Que personne n’aille croire que l’abondance s’obtient du jour au lendemain. Quelqu’un croit-il que l’abondance s’obtient du jour au lendemain ? (Réponse : « Non ! ») Que nous allons avoir de tout en abondance du jour au lendemain ? Que nous allons avoir toute la viande que nous voulons du jour au lendemain ? (Réponse : « Non ! ») Non, tout ça prend du temps, exige du travail, des efforts !
Tout le monde donc doit travailler : les paysans, les ouvriers agricoles, les ouvriers, les travailleurs du bâtiment, les travailleurs de l’administration, les techniciens… Ça nous permettra de passer des pénuries d’aujourd’hui à l’abondance de demain. Pour l’instant, tout ce que nous pouvons faire, c’est bien distribuer ce que nous avons, car nous ne pouvons pas distribuer ce que nous n’avons pas.
Et sachez que nous recevons un grande aide, une aide extraordinaire de l’extérieur (applaudissements). Nous ne faisons pas que consommer ou investir ce que nous produisons, mais consommons et investissons ce que les pays socialistes, les pays amis de notre Révolution nous envoient (applaudissements). Une aide extraordinaire.

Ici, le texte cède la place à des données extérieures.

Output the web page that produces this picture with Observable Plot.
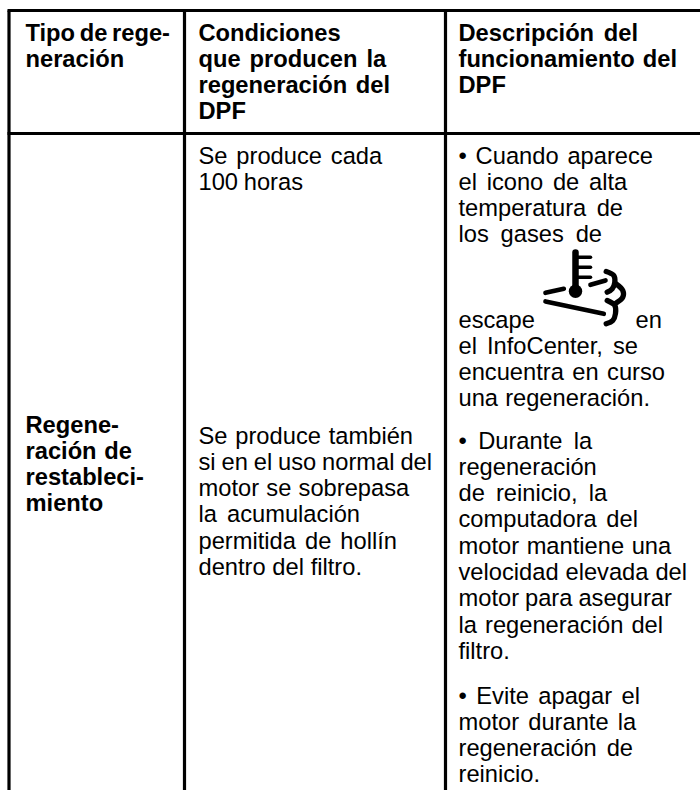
<!DOCTYPE html>
<html><head><meta charset="utf-8">
<script src="https://cdn.jsdelivr.net/npm/d3@7"></script>
<script src="https://cdn.jsdelivr.net/npm/@observablehq/plot@0.6"></script>
<style>html,body{margin:0;padding:0;background:#fff}svg{display:block}</style>
</head><body><div id="c"></div>
<script>
const headerCol1 = ["Tipo de rege-", "neración"];
const headerCol2 = ["Condiciones", "que producen la", "regeneración del", "DPF"];
const headerCol3 = ["Descripción del", "funcionamiento del", "DPF"];
const bodyCol1 = ["Regene-", "ración de", "restableci-", "miento"];
const bodyCol2a = ["Se produce cada", "100 horas"];
const bodyCol2b = ["Se produce también", "si en el uso normal del", "motor se sobrepasa", "la acumulación", "permitida de hollín", "dentro del filtro."];
const bodyCol3a = ["• Cuando aparece", "el icono de alta", "temperatura de", "los gases de"];
const bodyCol3b = ["el InfoCenter, se", "encuentra en curso", "una regeneración."];
const bodyCol3c = ["• Durante la", "regeneración", "de reinicio, la", "computadora del", "motor mantiene una", "velocidad elevada del", "motor para asegurar", "la regeneración del", "filtro."];
const bodyCol3d = ["• Evite apagar el", "motor durante la", "regeneración de", "reinicio."];

// right ends of the justified lines, in picture pixels
const lineEnds = new Map([
  ["Tipo de rege-", 170], ["que producen la", 387], ["regeneración del", 390],
  ["Descripción del", 638], ["funcionamiento del", 677],
  ["ración de", 132], ["Se produce cada", 383], ["100 horas", 303],
  ["Se produce también", 413], ["si en el uso normal del", 432], ["motor se sobrepasa", 410],
  ["la acumulación", 360], ["permitida de hollín", 397], ["dentro del filtro.", 362],
  ["• Cuando aparece", 653], ["el icono de alta", 628], ["temperatura de", 623], ["los gases de", 602],
  ["el InfoCenter, se", 638], ["encuentra en curso", 665], ["una regeneración.", 650],
  ["• Durante la", 593], ["de reinicio, la", 608], ["computadora del", 638],
  ["motor mantiene una", 672], ["velocidad elevada del", 687], ["motor para asegurar", 672],
  ["la regeneración del", 663], ["• Evite apagar el", 640], ["motor durante la", 637], ["regeneración de", 633]
]);

const LH = 26.3, FS = 23.7;
const X = [25, 198, 458];
const block = (lines, x, y0, bold) => lines.map((t, i) => ({t, x, y: y0 + i * LH, bold}));
const texts = [
  ...block(headerCol1, X[0], 40, true),
  ...block(headerCol2, X[1], 40, true),
  ...block(headerCol3, X[2], 40, true),
  ...block(bodyCol1, X[0], 432, true),
  ...block(bodyCol2a, X[1], 163, false),
  ...block(bodyCol2b, X[1], 443, false),
  ...block(bodyCol3a, X[2], 163, false),
  ...block(["escape"], X[2], 327, false),
  ...block(["en"], 635, 327, false),
  ...block(bodyCol3b, X[2], 353, false),
  ...block(bodyCol3c, X[2], 448, false),
  ...block(bodyCol3d, X[2], 703, false)
];
const rules = [
  {x1: 7, x2: 700, y1: 10, y2: 10},
  {x1: 7, x2: 700, y1: 133, y2: 133},
  {x1: 8.5, x2: 8.5, y1: 10, y2: 790},
  {x1: 184, x2: 184, y1: 10, y2: 790},
  {x1: 445, x2: 445, y1: 10, y2: 790}
];
const iconStroke = [
  {k: "stem", w: 6.5, x: 575, y: 252}, {k: "stem", w: 6.5, x: 575, y: 290},
  {k: "t1", w: 3.5, x: 575, y: 256.7}, {k: "t1", w: 3.5, x: 590, y: 256.7},
  {k: "t2", w: 3.5, x: 575, y: 266.7}, {k: "t2", w: 3.5, x: 590, y: 266.7},
  {k: "t3", w: 3.5, x: 575, y: 276.7}, {k: "t3", w: 3.5, x: 590, y: 276.7},
  {k: "d1", w: 4.7, x: 545, y: 292.3}, {k: "d1", w: 4.7, x: 563.3, y: 288.3},
  {k: "d2", w: 4.7, x: 590, y: 284.3}, {k: "d2", w: 4.7, x: 605, y: 280},
  {k: "d3", w: 4.7, x: 545, y: 301}, {k: "d3", w: 4.7, x: 603.3, y: 313.3},
  {k: "c1", w: 5.3, x: 605.7, y: 271}, {k: "c1", w: 5.3, x: 613.3, y: 275}, {k: "c1", w: 5.3, x: 614.3, y: 281.7}, {k: "c1", w: 5.3, x: 611.7, y: 288.3}, {k: "c1", w: 5.3, x: 606.7, y: 291.7},
  {k: "c2", w: 5.3, x: 615, y: 283}, {k: "c2", w: 5.3, x: 622.3, y: 290}, {k: "c2", w: 5.3, x: 622.3, y: 296.7}, {k: "c2", w: 5.3, x: 615, y: 303},
  {k: "c3", w: 5.3, x: 606.7, y: 300}, {k: "c3", w: 5.3, x: 614.3, y: 305}, {k: "c3", w: 5.3, x: 615, y: 313}, {k: "c3", w: 5.3, x: 612.3, y: 320}, {k: "c3", w: 5.3, x: 605.7, y: 323.3}
];
const iconGroups = d3.groups(iconStroke, d => d.k);

const plot = Plot.plot({
  width: 700, height: 790,
  margin: 0,
  style: {background: "#fff"},
  x: {domain: [0, 700], range: [0, 700], axis: null},
  y: {domain: [0, 790], range: [0, 790], axis: null},
  marks: [
    Plot.link(rules, {x1: "x1", x2: "x2", y1: "y1", y2: "y2", stroke: "#000", strokeWidth: 3.2}),
    ...iconGroups.map(([k, pts]) => Plot.line(pts, {x: "x", y: "y", stroke: "#000", strokeWidth: pts[0].w, strokeLinecap: "round", curve: pts.length > 2 ? "catmull-rom" : "linear"})),
    Plot.dot([{x: 575, y: 290.7}], {x: "x", y: "y", r: 6.7, fill: "#000"}),
    Plot.text(texts.filter(d => !d.bold), {x: "x", y: "y", text: "t", textAnchor: "start", lineAnchor: "bottom", fontFamily: "Liberation Sans", fontSize: FS, fill: "#000"}),
    Plot.text(texts.filter(d => d.bold), {x: "x", y: "y", text: "t", textAnchor: "start", lineAnchor: "bottom", fontFamily: "Liberation Sans", fontSize: FS, fontWeight: "bold", fill: "#000"})
  ]
});
document.getElementById("c").appendChild(plot);

// Justify: spread the word gaps of each line to reach its right end.
const origin = plot.getBoundingClientRect().left;
d3.select(plot).selectAll("text").each(function () {
  const s = this.textContent, end = lineEnds.get(s);
  if (end === undefined) return;
  const gaps = s.split(" ").length - 1;
  if (!gaps) return;
  const right = this.getBoundingClientRect().right - origin;
  this.style.wordSpacing = ((end - right) / gaps).toFixed(2) + "px";
});
</script></body></html>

Que nous recevions cette aide maintenant, d’accord, mais nous ne devons pas aspirer à demander toute la vie à d’autres peuples de nous envoyer le produit de leurs efforts. Nous ne pouvons devenir un peuple parasitaire. D’accord qu’ils nous aident maintenant, c’est correct, mais nous devons créer nous-mêmes notre propre richesse, élever nos capacités de production pour que nous soyons capables de produire tout ce dont nous avons besoin, de le produire ou de l’échanger pour les articles que nous produisons.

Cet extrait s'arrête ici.